For this reason, breath is the preferred method that is used to determine someone’s alcohol level fairly quickly. A urine test can tell if you have been drinking in the past 12 to 48 hours.

A breathalyzer is a small machine that measures your blood alcohol concentration (BAC). It is portable and easy to use by police officers in the field. BAC is the amount of alcohol you have consumed over the past 24 hours.

It is measured in percentage points and the total is usually below 0.10%. Any result higher than 0.02% is considered not safe for driving. However, each state has a different number that indicated drunk driving. In California, that number is 0.08%.

How long is alcohol in your system?

Alcohol is classified as a depressant. It begins to metabolize in your body quickly and it does not stay in your system for long. Length is relative though, and it will be in your system for at least a few hours.

The rate of metabolization is virtually the same for every person. The rate is about 0.015 BAC every hour. This means that a person with a BAC of .15% will have no traceable alcohol in their system after about 10 hours.

As soon as you start drinking, the alcohol enters your digestive system. From here, about 80% goes to your intestine and is digested like other drinks or food. The other 20% is absorbed into your blood vessels and goes to your brain.

This is when you start to feel buzzed or drunk. After the alcohol makes it through your blood vessels and brain, it is finally removed from your body through your liver. If you have issues with your liver, it can take even longer for the alcohol to leave your system.

What factors can affect how long alcohol is in your system?

How much and what type of alcohol you drink has an impact on how long it stays in your system. The stronger the drink, the longer the effects will last. One beer takes around two hours for your body to metabolize. One glass of wine can take three hours. Having several drinks in a row or drinking some hard liquors will take several hours longer to digest.  

Other factors that can affect how long alcohol stays in your system include age, weight, and medications you may be taking. For example, a smaller person will feel the effects of alcohol faster than a larger person.

It also matters if you are drinking on an empty stomach or have just had a big meal. Additionally, sipping one drink slowly affects you less than binge drinking several drinks quickly.  

Ways to reduce the effects of alcohol

Food and water are great ways to help minimize the effects of alcohol. Food may help your body absorb and metabolize more quickly. Water can help reduce your BAC, but it will still take time for this to work.

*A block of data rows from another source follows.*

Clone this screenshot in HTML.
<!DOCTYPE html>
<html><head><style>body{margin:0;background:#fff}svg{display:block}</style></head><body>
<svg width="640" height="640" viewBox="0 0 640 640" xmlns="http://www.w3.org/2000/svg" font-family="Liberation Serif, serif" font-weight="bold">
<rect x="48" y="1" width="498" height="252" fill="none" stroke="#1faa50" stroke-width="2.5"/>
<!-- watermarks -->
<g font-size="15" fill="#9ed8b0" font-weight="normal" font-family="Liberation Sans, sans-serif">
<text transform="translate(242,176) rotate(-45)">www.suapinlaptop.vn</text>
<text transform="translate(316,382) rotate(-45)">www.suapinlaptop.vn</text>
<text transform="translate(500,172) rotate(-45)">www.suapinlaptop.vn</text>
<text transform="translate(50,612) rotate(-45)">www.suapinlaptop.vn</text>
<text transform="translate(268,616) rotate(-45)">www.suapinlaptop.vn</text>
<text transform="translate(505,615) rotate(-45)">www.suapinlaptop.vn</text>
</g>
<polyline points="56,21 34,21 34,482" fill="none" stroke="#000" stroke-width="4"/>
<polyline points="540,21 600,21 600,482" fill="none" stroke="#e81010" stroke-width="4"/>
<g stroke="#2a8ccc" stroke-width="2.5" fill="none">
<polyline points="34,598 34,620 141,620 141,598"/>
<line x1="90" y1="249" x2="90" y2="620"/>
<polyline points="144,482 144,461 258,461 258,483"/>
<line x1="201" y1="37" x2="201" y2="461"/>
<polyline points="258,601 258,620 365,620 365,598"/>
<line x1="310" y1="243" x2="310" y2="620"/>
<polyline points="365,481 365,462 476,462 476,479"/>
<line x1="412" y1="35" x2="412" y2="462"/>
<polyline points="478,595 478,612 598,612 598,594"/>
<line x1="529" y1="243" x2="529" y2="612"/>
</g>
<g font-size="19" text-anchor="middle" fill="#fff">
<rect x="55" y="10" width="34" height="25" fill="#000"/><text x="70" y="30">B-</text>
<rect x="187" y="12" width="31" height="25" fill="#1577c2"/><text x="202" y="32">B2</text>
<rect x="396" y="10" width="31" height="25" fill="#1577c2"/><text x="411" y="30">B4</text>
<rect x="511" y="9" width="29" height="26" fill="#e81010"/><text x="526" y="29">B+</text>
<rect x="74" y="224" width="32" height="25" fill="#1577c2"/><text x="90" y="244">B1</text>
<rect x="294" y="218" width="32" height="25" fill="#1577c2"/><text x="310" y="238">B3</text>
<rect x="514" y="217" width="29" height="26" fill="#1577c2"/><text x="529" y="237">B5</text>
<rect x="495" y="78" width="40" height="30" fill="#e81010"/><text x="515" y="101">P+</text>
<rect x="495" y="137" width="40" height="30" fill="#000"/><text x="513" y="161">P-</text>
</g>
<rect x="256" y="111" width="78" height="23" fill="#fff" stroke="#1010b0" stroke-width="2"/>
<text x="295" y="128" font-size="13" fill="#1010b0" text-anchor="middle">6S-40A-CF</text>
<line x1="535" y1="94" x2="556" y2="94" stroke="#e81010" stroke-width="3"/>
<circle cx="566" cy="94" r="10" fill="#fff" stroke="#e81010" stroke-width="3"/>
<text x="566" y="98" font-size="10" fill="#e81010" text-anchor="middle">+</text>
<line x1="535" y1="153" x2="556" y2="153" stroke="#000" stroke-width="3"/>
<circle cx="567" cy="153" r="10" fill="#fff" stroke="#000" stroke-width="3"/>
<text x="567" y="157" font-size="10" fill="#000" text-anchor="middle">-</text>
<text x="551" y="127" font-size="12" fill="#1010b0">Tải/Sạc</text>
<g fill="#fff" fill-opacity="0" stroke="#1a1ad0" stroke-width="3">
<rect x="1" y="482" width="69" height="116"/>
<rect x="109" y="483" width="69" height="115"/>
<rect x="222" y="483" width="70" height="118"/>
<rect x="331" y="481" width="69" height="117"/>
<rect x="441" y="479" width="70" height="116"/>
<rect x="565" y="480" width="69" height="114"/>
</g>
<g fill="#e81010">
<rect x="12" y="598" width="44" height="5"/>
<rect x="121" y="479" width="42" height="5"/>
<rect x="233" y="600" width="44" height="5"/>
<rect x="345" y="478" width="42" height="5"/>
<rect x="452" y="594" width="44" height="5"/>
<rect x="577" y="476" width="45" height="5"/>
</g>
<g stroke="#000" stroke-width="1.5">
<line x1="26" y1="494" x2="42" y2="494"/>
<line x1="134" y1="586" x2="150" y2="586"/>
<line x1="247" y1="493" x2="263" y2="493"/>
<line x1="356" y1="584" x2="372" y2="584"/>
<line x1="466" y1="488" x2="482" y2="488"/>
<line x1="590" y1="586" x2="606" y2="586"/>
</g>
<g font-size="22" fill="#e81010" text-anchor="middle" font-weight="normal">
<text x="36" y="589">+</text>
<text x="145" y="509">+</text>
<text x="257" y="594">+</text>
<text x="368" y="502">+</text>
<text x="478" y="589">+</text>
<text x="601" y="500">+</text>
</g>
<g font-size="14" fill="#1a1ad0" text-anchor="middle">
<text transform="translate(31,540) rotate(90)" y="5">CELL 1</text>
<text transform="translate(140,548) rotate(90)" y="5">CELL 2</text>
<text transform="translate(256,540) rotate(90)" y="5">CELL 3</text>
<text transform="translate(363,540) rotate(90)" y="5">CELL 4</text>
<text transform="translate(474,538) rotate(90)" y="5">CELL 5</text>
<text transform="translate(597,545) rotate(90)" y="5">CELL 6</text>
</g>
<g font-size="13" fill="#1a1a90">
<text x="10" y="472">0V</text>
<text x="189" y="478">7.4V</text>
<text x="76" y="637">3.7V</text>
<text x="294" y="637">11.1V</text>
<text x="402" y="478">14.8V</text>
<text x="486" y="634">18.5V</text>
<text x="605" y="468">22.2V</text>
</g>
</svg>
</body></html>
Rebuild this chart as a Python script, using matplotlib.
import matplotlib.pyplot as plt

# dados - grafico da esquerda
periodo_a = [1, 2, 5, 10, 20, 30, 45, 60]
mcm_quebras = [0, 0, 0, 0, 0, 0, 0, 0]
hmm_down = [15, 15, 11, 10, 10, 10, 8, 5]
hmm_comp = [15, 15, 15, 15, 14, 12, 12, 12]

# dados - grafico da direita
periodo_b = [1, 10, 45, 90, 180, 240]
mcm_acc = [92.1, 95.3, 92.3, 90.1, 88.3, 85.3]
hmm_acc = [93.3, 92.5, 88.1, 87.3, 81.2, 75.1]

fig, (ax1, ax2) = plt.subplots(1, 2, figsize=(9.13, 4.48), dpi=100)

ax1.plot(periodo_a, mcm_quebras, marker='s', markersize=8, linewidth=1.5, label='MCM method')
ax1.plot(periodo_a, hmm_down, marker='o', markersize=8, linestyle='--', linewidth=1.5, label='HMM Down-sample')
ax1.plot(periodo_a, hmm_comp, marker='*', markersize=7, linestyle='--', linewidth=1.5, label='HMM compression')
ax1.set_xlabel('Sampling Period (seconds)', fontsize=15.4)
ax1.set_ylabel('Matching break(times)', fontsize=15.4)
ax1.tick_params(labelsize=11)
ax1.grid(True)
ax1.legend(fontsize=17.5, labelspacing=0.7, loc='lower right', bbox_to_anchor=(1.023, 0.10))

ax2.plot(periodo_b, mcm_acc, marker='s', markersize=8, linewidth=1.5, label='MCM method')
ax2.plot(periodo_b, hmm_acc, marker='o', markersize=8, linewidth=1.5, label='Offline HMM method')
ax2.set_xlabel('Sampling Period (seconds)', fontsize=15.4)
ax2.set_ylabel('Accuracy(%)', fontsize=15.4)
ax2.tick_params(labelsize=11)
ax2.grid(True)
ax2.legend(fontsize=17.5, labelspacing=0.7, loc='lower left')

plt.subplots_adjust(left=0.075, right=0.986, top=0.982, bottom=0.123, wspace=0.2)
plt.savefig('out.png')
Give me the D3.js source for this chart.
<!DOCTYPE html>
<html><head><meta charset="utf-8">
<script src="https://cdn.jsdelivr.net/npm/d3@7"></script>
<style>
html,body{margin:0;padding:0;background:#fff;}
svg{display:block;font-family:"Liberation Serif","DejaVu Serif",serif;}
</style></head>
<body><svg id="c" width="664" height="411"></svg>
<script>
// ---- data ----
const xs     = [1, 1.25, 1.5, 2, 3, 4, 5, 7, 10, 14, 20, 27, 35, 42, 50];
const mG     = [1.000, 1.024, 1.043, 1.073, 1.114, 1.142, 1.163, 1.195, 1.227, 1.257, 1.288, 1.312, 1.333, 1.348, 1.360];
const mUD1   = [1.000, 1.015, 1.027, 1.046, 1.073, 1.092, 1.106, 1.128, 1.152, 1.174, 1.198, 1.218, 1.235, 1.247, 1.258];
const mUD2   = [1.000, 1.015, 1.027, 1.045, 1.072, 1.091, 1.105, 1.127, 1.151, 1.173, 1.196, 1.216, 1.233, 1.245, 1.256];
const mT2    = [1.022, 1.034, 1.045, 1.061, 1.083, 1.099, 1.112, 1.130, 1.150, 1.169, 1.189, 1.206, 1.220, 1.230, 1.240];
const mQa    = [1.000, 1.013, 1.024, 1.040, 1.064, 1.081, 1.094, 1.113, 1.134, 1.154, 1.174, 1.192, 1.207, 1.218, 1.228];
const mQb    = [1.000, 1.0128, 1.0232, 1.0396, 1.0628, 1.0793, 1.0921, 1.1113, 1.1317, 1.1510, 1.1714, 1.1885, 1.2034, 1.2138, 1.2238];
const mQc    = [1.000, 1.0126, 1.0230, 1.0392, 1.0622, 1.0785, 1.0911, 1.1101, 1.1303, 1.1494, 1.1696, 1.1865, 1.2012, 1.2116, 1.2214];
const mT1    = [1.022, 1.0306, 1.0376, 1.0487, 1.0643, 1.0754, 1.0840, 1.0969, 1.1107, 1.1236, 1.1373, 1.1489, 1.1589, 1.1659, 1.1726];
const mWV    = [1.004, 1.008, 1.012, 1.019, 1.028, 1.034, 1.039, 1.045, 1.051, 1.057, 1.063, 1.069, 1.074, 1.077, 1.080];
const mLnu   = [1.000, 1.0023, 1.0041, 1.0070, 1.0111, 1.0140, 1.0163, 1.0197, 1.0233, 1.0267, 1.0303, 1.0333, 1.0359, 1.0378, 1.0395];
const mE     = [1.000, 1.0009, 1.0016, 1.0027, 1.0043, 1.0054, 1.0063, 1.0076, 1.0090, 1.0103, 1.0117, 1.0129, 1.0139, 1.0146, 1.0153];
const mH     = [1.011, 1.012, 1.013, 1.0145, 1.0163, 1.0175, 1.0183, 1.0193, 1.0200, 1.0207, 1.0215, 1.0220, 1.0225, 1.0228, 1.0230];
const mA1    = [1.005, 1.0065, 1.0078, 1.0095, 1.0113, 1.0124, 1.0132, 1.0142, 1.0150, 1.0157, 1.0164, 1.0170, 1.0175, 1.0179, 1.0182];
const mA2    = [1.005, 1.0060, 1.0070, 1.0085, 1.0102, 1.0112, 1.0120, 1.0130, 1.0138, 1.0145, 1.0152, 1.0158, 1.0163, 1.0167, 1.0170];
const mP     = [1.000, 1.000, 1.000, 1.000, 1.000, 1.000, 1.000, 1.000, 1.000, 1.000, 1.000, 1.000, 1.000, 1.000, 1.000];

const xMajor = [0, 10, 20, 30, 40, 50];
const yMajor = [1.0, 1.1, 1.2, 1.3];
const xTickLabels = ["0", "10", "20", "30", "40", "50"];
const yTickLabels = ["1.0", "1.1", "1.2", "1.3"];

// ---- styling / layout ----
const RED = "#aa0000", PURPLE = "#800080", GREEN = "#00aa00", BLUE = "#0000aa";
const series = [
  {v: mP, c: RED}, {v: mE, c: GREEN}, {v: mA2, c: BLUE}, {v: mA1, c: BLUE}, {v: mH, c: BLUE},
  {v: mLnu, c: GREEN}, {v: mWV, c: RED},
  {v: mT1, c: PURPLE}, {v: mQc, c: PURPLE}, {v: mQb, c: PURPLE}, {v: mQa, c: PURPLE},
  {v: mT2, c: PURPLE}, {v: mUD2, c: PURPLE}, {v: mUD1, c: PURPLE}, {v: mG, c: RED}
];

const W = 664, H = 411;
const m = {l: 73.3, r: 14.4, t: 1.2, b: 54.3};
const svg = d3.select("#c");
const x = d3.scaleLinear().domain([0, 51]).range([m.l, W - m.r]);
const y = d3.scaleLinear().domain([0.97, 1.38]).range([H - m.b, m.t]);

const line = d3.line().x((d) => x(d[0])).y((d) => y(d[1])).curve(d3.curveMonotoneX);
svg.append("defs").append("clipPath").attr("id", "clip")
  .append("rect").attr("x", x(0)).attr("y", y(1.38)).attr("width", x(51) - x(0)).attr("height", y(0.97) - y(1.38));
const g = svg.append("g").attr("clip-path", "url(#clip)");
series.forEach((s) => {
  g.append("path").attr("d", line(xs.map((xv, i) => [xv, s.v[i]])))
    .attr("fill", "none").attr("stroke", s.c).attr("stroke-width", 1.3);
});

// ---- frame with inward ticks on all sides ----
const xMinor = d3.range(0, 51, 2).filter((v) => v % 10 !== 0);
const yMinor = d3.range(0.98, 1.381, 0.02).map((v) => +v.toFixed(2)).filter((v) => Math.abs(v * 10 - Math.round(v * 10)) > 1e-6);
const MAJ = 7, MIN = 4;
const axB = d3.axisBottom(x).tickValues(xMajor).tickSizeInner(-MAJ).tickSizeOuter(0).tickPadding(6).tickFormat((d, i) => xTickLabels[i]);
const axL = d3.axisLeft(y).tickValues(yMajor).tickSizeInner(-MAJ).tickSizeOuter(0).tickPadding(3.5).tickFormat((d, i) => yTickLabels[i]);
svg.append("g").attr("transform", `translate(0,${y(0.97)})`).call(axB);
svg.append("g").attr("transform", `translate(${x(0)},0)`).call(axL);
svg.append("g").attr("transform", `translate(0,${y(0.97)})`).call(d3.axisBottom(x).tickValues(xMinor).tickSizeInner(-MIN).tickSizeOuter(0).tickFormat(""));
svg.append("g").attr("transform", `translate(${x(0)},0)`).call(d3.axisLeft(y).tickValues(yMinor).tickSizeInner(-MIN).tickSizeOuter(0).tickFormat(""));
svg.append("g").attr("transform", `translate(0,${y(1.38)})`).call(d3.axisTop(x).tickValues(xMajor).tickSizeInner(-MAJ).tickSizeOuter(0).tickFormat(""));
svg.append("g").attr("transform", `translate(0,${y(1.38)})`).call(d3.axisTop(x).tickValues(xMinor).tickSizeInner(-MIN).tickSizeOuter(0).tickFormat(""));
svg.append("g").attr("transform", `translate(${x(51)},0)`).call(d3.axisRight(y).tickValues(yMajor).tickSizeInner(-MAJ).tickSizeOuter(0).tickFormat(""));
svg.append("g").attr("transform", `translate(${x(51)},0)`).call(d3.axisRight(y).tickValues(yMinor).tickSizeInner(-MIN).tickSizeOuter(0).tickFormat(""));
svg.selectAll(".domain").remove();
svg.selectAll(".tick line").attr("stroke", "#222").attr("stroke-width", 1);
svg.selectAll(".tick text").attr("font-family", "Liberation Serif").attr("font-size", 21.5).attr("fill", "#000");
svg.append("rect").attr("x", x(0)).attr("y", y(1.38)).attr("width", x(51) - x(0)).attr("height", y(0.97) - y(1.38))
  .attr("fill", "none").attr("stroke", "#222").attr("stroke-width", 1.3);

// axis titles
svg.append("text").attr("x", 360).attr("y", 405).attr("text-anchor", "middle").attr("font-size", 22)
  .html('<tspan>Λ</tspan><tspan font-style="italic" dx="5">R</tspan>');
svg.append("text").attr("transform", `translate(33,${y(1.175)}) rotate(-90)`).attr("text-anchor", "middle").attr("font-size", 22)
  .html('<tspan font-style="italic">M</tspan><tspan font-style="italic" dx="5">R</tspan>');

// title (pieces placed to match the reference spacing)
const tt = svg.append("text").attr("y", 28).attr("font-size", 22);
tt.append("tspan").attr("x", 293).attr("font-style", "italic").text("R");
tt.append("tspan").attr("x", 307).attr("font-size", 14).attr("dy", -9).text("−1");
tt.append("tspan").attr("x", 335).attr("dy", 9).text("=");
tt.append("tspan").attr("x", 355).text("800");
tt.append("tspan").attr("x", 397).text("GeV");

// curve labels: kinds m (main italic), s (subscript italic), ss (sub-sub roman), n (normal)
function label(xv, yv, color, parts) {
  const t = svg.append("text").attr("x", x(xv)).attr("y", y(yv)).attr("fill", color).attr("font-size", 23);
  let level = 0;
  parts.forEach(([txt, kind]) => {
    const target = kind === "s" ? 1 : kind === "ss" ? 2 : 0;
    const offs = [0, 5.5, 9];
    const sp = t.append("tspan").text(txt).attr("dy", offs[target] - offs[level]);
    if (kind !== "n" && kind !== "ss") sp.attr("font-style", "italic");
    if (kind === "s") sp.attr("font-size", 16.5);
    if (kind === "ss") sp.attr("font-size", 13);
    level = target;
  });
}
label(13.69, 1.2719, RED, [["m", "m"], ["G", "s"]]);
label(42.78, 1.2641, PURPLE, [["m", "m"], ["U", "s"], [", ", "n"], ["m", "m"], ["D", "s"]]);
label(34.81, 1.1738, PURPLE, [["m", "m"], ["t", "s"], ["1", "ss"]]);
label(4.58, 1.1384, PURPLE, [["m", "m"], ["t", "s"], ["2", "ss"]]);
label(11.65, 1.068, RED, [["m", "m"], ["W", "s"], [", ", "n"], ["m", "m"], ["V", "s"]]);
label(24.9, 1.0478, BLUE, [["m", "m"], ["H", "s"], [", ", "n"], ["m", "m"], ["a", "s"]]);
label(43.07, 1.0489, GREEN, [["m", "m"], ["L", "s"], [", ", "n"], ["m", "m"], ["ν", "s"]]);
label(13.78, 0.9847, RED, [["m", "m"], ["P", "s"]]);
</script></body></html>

If possible, while drinking, try to alternate drinks between water and alcohol. This will help lessen the effects of the drinks and it will also help lessen the chances of a bad hangover the next day.  

It is a myth that coffee or energy drinks will help speed up your metabolism and make the effects wear off quicker. The only thing that can help do that is time. Remember, if you have had any form of alcohol, you need to exercise caution before getting behind the wheel of a car and driving. If you do drive after a few drinks, you risk being arrested for a DUI.